The Chobham sites are owned in whole or part by their occupants. The Law Lords will soon have to decide on whether gypsies camped on local authority land without permission in Leeds can fight eviction by arguing that it infringes their human rights. Ashley Underwood QC, representing Leeds City Council, which last month successfully overturned the appeal, told the judges after they gave permission for the case to go to the House of Lords that delay was ‘liable to stop all possession proceedings dead in every county court in the country’.


Keith Lomax, a partner at Leeds firm Davies Gore Lomax, has been acting for gypsies and travellers for about 13 years. He is acting for the Maloney family, whose defence is that possession proceedings would infringe their rights under article 8 of the European Convention on Human Rights (the right to respect for private and family life, home and correspondence).


He reckons much of the press coverage of the case has been ‘completely untrue [and] ridiculous’. One newspaper report started as follows: ‘Only the Law Lords can stop anarchy coming to open spaces right across Leeds.’ The Community Legal Partnership reports that its clients are being evicted on ‘a daily basis’.


‘Even if there’s the outcome which I hope there will be, it wouldn’t actually block possession orders,’ explains Mr Lomax. ‘All that such an outcome would do is require local authorities to take individual human circumstances into account. There would be plenty of situations where it would be plain to a local authority that, even if they were to take into account everything, the balance would weigh sufficiently on their side.’


Finally, after what Mr Johnson reckons to be ‘an amazing array’ of reviews and reports, Labour introduced the Planning and Compulsory Purchase Act 2004, which places an obligation on local authorities to identify possible locations for gypsy sites, but falls short of a statutory obligation to provide them. Last November, the House of Commons’ local government and planning select committee reported that more than 3,500 gypsies and travellers had no legal place to park their caravans.


Mr Johnson maintains that the government, despite a recommendation from that committee supported by the Association of Chief Police Officers, the National Farmers Union and some residents, is currently ‘fighting shy of reintroducing the duty [to provide sites], presumably mindful of the upcoming general election’.


The solicitor points out that there was cross-party consensus on the 2004 legislation and reckons that the Conservatives have now ‘broken ranks presumably for electoral gain and jumped on the press bandwagon’. He predicts that the ‘only logical conclusion’ of this approach is that gypsies and travellers will have to go into housing and be ‘assimilated’ or that they will have to leave the country.

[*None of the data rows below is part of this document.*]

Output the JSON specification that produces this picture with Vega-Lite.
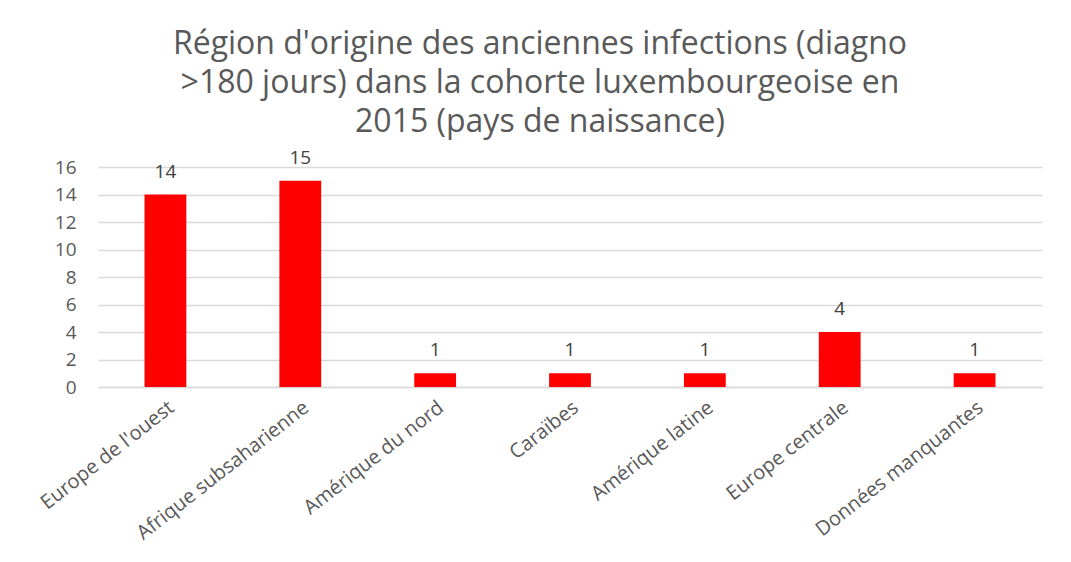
{
  "$schema": "https://vega.github.io/schema/vega-lite/v6.json",
  "width": 944,
  "height": 220,
  "autosize": {"type": "none"},
  "padding": {"left": 98, "top": 167, "right": 29, "bottom": 175},
  "background": "white",
  "title": {
    "text": ["Région d'origine des anciennes infections (diagno", ">180 jours) dans la cohorte luxembourgeoise en", "2015 (pays de naissance)"],
    "fontSize": 32,
    "font": "Open Sans",
    "fontWeight": "normal",
    "color": "#595959",
    "lineHeight": 39,
    "anchor": "middle",
    "dx": -30,
    "offset": 10
  },
  "data": {
    "values": [
      {"region": "Europe de l'ouest", "n": 14},
      {"region": "Afrique subsaharienne", "n": 15},
      {"region": "Amérique du nord", "n": 1},
      {"region": "Caraïbes", "n": 1},
      {"region": "Amérique latine", "n": 1},
      {"region": "Europe centrale", "n": 4},
      {"region": "Données manquantes", "n": 1}
    ]
  },
  "encoding": {
    "x": {
      "field": "region",
      "type": "nominal",
      "sort": null,
      "title": null,
      "scale": {"paddingInner": 0.69, "paddingOuter": 0.345},
      "axis": {
        "labelAngle": -38,
        "labelFontSize": 20,
        "labelFont": "Open Sans",
        "labelColor": "#595959",
        "ticks": false,
        "domainColor": "#d9d9d9",
        "domainWidth": 1.5,
        "labelPadding": 10,
        "labelLimit": 300
      }
    },
    "y": {
      "field": "n",
      "type": "quantitative",
      "title": null,
      "scale": {"domain": [0, 16]},
      "axis": {
        "values": [0, 2, 4, 6, 8, 10, 12, 14, 16],
        "labelFontSize": 19,
        "labelFont": "Open Sans",
        "labelColor": "#595959",
        "ticks": false,
        "domain": false,
        "gridColor": "#d9d9d9",
        "gridWidth": 1.3,
        "labelPadding": 22
      }
    }
  },
  "layer": [
    {"mark": {"type": "bar", "color": "#ff0000"}},
    {
      "mark": {"type": "text", "dy": -23, "fontSize": 19, "font": "Open Sans", "color": "#404040"},
      "encoding": {"text": {"field": "n", "type": "quantitative"}}
    }
  ],
  "config": {"view": {"stroke": null}}
}
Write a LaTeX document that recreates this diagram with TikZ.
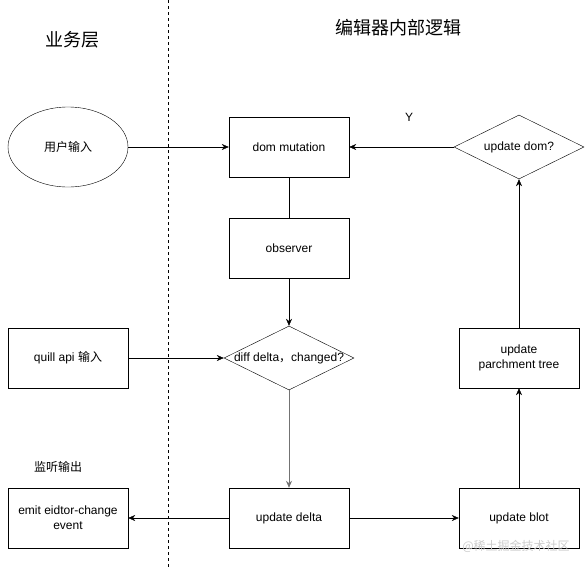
\documentclass[tikz,border=0pt]{standalone}
\usepackage{fontspec}
\setmainfont{Liberation Sans}
\newfontfamily\cjk{Noto Sans CJK SC}
\usetikzlibrary{shapes.geometric,arrows.meta}

\begin{document}
\begin{tikzpicture}[x=1pt,y=-1pt,
  every node/.style={font=\fontsize{12}{15}\selectfont},
  box/.style={rectangle,draw,minimum width=120pt,minimum height=60pt,align=center},
  decision/.style={diamond,draw,minimum width=130pt,minimum height=64pt,inner sep=0pt},
  flow/.style={-{Stealth[length=7pt,width=6pt]}}]
\useasboundingbox (0,0) rectangle (586,568);
\draw[dashed] (168,0) -- (168,568);
% headings
\node (biz) at (72,40) {\cjk\fontsize{18}{22}\selectfont 业务层};
\node (core) at (398,28) {\cjk\fontsize{18}{22}\selectfont 编辑器内部逻辑};
% left column
\node [ellipse,draw,minimum width=120pt,minimum height=80pt] (user) at (68,147) {\cjk 用户输入};
\node [box] (quill) at (68,358) {quill api {\cjk 输入}};
\node (listen) at (58,467) {\cjk 监听输出};
\node [box] (emit) at (68,518) {emit eidtor-change\\event};
% middle column
\node [box] (dom) at (289,147) {dom mutation};
\node [box] (obs) at (289,248) {observer};
\node [decision] (diff) at (289,358) {};
\node (difftxt) at (289,358) {diff delta{\cjk ，}changed?};
\node [box] (delta) at (289,518) {update delta};
% right column
\node [decision] (upd) at (519,147) {};
\node (updtxt) at (519,147) {update dom?};
\node [box] (tree) at (519,358) {update\\parchment tree};
\node [box] (blot) at (519,518) {update blot};
\node (yes) at (409,117) {Y};
\node [text=black!20] (mark) at (516,546) {\cjk @稀土掘金技术社区};
% connectors
\draw [flow] (user) -- (dom);
\draw [flow] (upd) -- (dom);
\draw (dom) -- (obs);
\draw [flow] (obs) -- (diff);
\draw [flow] (quill) -- (diff);
\draw [flow,draw=black!55,line width=0.8pt] (diff) -- (delta);
\draw [flow] (delta) -- (emit);
\draw [flow] (delta) -- (blot);
\draw [flow] (blot) -- (tree);
\draw [flow] (tree) -- (upd);
\end{tikzpicture}
\end{document}
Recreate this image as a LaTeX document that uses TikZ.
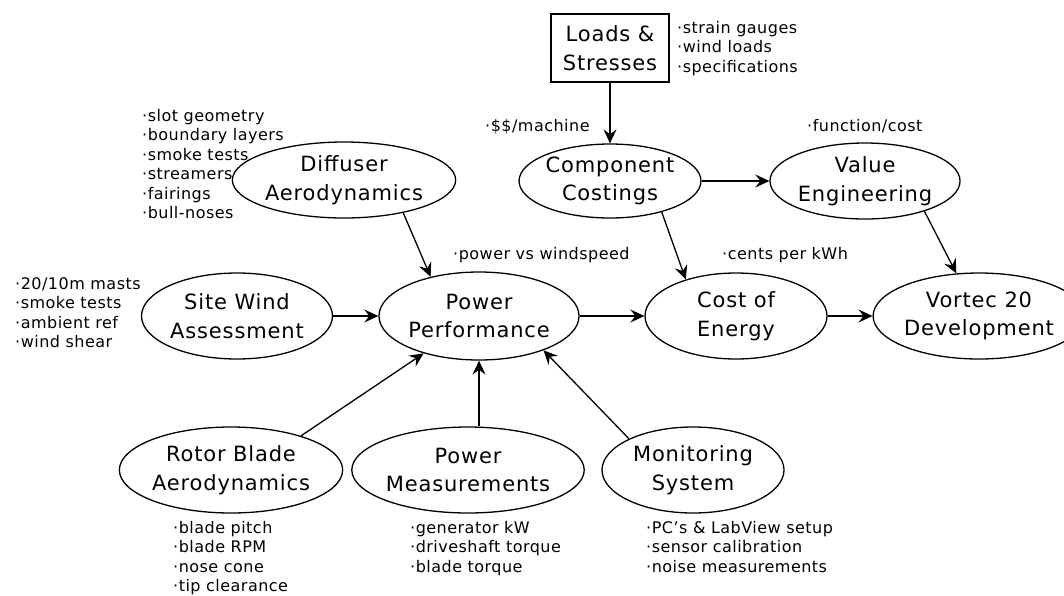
\documentclass[tikz,border=0pt]{standalone}
\usepackage{fontspec}
\setmainfont{DejaVu Sans}
\newfontfamily\blobfont[LetterSpace=4]{DejaVu Sans}
\newfontfamily\notefont[LetterSpace=3]{DejaVu Sans}
\usetikzlibrary{arrows.meta, shapes.geometric}

\begin{document}
\begin{tikzpicture}[x=1pt, y=-1pt,
		every edge/.style = {draw=black, line width=1.3pt,
			-{Stealth[length=14pt, width=13pt, inset=5pt]}},
		blob/.style args = {#1/#2}{%
			ellipse, draw, line width=1.3pt, inner sep=0pt, align=center,
			minimum width=#1pt, minimum height=#2pt,
			font=\blobfont\fontsize{21}{28.5}\selectfont},
		crate/.style = {rectangle, draw, line width=1.3pt, inner sep=0pt,
			align=center, minimum width=118pt, minimum height=68pt,
			font=\blobfont\fontsize{21}{28.5}\selectfont},
		notes/.style = {anchor=north west, inner sep=0pt, align=left,
			font=\notefont\fontsize{16}{19.5}\selectfont}
	]
		\useasboundingbox (0,0) rectangle (1064,595);

		% top row
		\node(loads) [crate] at (610, 48) {Loads \&\\Stresses};
		\node(diff) [blob=193/76] at (344, 180) {Diffuser\\Aerodynamics};
		\node(comp) [blob=181/74] at (610, 181) {Component\\Costings};
		\node(value) [blob=181/76] at (865, 181) {Value\\Engineering};

		% middle row
		\node(site) [blob=191/86] at (237, 316) {Site Wind\\Assessment};
		\node(pp) [blob=182/88] at (479, 316) {Power\\Performance};
		\node(coe) [blob=182/86] at (736, 316) {Cost of\\Energy};
		\node(vortec) [blob=170/86] at (979, 316) {Vortec 20\\Development};

		% bottom row
		\node(rotor) [blob=203/86] at (231, 470) {Rotor Blade\\Aerodynamics};
		\node(pm) [blob=203/86] at (468, 470) {Power\\Measurements};
		\node(mon) [blob=182/86] at (693, 470) {Monitoring\\System};

		% notes
		\node(nloads) [notes] at (677, 21) {·strain gauges\\·wind loads\\·specifications};
		\node(ndiff) [notes] at (142, 109) {·slot geometry\\·boundary layers\\·smoke tests\\·streamers\\·fairings\\·bull-noses};
		\node(ncomp) [notes] at (485, 119) {·\$\$/machine};
		\node(nvalue) [notes] at (807, 119) {·function/cost};
		\node(npp) [notes] at (453, 247) {·power vs windspeed};
		\node(ncoe) [notes] at (722, 247) {·cents per kWh};
		\node(nsite) [notes] at (15, 277) {·20/10m masts\\·smoke tests\\·ambient ref\\·wind shear};
		\node(nrotor) [notes] at (173, 521) {·blade pitch\\·blade RPM\\·nose cone\\·tip clearance};
		\node(npm) [notes] at (410, 521) {·generator kW\\·driveshaft torque\\·blade torque};
		\node(nmon) [notes] at (646, 521) {·PC’s \& LabView setup\\·sensor calibration\\·noise measurements};

		\path (loads) edge (comp)
			(comp) edge (value)
			(comp.-31) edge (coe.144)
			(value.-27) edge (vortec.118)
			(diff.-29) edge (pp.141)
			(site) edge (pp)
			(pp) edge (coe)
			(coe) edge (vortec)
			(rotor.26) edge (pp.214)
			(pm.north -| pp.south) edge (pp.south)
			(mon.154) edge (pp.-28);
	\end{tikzpicture}
\end{document}
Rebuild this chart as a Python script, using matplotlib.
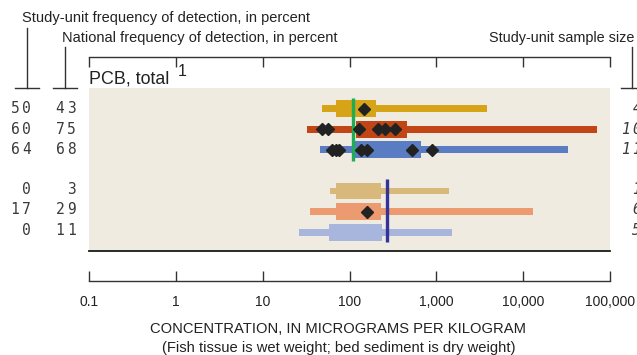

‘This is really a proposal to introduce a quiet and relatively sanitised form of ethnic cleansing,’ Mr Johnson says. ‘It appears that gypsies and travellers, in common with asylum seekers, remain a group that what amounts to discrimination and prejudice can be aimed at. If you take certain press headlines and substitute the word “black” or “Jew” for the word “gypsy” or “traveller”, this becomes very apparent.’